# [Requirements]
Your task is to retype the lines from the opening of the material through the line that includes "(0,0) rectangle (904,466);". Do not copy the pictures.

= = =

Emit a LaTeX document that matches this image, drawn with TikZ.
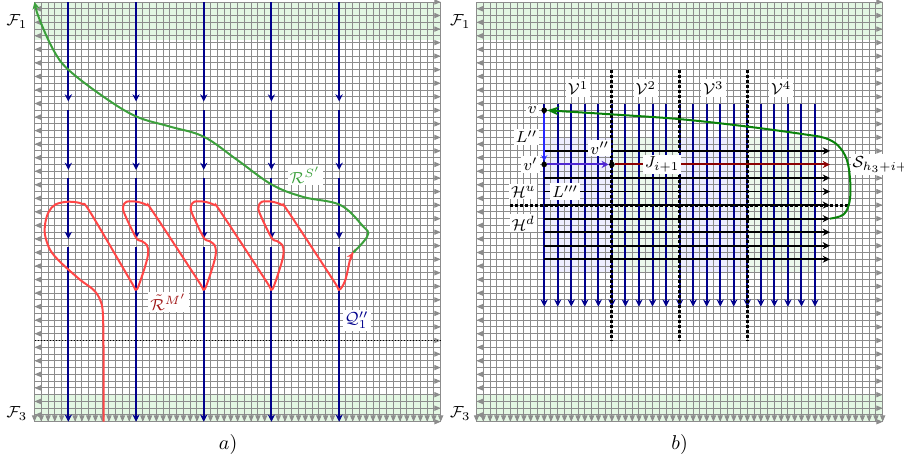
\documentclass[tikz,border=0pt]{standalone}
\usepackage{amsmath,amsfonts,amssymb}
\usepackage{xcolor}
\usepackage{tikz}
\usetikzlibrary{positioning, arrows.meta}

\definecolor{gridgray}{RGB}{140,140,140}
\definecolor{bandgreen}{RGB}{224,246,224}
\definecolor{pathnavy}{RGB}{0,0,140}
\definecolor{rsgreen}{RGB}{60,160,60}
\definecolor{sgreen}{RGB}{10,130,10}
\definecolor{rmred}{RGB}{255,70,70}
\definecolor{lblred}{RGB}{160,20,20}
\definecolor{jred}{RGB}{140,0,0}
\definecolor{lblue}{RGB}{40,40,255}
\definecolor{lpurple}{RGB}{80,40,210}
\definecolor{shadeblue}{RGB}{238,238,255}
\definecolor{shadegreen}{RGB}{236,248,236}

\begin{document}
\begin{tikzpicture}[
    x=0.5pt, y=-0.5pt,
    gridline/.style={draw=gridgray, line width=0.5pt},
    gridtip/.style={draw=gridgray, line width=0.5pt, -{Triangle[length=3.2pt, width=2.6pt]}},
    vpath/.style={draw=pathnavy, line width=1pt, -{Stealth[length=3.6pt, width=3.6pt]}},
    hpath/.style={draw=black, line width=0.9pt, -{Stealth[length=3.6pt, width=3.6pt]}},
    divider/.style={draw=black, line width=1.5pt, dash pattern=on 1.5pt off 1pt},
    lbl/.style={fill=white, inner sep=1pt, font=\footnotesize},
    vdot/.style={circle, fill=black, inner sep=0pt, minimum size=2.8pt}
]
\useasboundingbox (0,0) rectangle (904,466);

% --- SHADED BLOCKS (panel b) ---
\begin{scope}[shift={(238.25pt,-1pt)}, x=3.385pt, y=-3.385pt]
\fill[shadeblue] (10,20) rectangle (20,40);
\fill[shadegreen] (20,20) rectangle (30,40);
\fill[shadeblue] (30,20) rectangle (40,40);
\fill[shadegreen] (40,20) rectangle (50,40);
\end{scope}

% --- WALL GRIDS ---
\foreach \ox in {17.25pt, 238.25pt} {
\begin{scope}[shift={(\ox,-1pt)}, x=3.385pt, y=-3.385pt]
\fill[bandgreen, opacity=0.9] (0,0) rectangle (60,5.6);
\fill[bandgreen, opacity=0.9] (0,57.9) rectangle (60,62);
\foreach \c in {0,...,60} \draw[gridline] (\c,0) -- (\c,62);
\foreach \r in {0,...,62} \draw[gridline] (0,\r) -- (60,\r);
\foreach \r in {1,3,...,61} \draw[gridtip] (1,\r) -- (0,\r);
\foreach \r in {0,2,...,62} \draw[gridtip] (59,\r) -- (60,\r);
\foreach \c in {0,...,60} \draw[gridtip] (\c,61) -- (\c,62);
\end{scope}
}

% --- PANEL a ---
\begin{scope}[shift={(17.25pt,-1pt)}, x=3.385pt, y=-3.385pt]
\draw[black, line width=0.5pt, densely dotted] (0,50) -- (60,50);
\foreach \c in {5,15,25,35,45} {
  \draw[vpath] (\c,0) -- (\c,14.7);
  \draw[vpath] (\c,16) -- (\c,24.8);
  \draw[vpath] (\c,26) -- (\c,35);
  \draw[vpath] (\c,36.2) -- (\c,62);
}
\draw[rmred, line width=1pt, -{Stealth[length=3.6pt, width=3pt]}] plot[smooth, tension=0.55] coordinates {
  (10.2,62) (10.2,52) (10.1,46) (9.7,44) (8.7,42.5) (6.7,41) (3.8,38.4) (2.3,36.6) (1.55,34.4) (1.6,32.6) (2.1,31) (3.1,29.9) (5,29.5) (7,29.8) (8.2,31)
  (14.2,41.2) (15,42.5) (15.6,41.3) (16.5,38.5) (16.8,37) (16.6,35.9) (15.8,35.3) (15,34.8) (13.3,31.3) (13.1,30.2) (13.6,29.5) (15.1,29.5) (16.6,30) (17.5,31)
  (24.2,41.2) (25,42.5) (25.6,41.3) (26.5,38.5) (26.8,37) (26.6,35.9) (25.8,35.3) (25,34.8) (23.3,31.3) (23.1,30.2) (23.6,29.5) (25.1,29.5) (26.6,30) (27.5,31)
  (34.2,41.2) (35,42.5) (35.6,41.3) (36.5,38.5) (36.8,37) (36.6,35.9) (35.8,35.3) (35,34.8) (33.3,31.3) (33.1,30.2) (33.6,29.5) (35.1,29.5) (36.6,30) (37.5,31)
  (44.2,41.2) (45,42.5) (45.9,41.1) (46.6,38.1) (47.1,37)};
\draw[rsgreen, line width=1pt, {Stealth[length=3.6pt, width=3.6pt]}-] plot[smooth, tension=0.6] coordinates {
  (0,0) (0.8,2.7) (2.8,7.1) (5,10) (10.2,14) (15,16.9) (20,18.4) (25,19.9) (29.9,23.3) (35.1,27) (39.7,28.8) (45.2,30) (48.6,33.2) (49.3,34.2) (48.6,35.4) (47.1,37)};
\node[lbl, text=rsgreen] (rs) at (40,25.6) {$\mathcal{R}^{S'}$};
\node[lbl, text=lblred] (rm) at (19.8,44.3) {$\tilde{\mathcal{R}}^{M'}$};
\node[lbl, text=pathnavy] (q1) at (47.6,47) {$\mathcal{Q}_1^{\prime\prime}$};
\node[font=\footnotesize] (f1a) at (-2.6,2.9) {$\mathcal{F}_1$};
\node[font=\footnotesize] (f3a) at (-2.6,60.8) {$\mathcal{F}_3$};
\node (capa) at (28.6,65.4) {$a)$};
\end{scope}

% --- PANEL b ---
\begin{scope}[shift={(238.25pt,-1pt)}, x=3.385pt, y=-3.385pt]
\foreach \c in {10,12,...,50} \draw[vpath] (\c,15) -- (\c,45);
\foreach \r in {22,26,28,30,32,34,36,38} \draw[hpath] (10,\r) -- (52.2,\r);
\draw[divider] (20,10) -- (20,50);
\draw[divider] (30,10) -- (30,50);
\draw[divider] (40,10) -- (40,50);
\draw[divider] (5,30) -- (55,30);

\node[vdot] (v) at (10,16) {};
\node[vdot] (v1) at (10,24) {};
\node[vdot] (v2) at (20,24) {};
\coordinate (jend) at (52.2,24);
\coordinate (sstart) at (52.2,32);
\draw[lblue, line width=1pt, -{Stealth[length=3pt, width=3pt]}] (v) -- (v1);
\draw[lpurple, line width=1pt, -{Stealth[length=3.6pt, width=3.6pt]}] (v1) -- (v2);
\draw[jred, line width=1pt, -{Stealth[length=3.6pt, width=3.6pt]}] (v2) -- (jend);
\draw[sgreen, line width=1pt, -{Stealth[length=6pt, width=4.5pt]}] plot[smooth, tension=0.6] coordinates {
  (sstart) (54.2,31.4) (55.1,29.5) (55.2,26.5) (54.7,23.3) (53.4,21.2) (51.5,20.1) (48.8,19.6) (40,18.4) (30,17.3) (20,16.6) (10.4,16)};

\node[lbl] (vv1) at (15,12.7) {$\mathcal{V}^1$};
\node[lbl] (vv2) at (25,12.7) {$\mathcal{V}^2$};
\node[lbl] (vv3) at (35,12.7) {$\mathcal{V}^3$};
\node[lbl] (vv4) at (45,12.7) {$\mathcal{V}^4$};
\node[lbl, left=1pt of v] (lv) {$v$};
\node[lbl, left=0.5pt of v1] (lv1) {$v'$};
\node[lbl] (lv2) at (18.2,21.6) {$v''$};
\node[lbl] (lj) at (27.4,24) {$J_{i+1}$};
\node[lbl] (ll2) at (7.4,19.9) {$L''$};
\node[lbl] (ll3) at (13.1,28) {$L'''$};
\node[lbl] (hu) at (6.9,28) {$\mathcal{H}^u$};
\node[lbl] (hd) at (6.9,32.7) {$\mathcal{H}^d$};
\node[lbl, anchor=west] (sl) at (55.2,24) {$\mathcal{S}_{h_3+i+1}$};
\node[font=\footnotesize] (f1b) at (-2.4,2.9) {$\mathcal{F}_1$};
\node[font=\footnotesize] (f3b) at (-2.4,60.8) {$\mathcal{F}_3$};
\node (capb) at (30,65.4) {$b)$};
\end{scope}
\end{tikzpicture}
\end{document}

= = =

# [Response]
Emit a LaTeX document that matches this image, drawn with TikZ.
\documentclass[tikz,border=0pt]{standalone}
\usepackage{amsmath,amsfonts,amssymb}
\usepackage{xcolor}
\usepackage{tikz}
\usetikzlibrary{positioning, arrows.meta}

\definecolor{gridgray}{RGB}{140,140,140}
\definecolor{bandgreen}{RGB}{224,246,224}
\definecolor{pathnavy}{RGB}{0,0,140}
\definecolor{rsgreen}{RGB}{60,160,60}
\definecolor{sgreen}{RGB}{10,130,10}
\definecolor{rmred}{RGB}{255,70,70}
\definecolor{lblred}{RGB}{160,20,20}
\definecolor{jred}{RGB}{140,0,0}
\definecolor{lblue}{RGB}{40,40,255}
\definecolor{lpurple}{RGB}{80,40,210}
\definecolor{shadeblue}{RGB}{238,238,255}
\definecolor{shadegreen}{RGB}{236,248,236}

\begin{document}
\begin{tikzpicture}[
    x=0.5pt, y=-0.5pt,
    gridline/.style={draw=gridgray, line width=0.5pt},
    gridtip/.style={draw=gridgray, line width=0.5pt, -{Triangle[length=3.2pt, width=2.6pt]}},
    vpath/.style={draw=pathnavy, line width=1pt, -{Stealth[length=3.6pt, width=3.6pt]}},
    hpath/.style={draw=black, line width=0.9pt, -{Stealth[length=3.6pt, width=3.6pt]}},
    divider/.style={draw=black, line width=1.5pt, dash pattern=on 1.5pt off 1pt},
    lbl/.style={fill=white, inner sep=1pt, font=\footnotesize},
    vdot/.style={circle, fill=black, inner sep=0pt, minimum size=2.8pt}
]
\useasboundingbox (0,0) rectangle (904,466);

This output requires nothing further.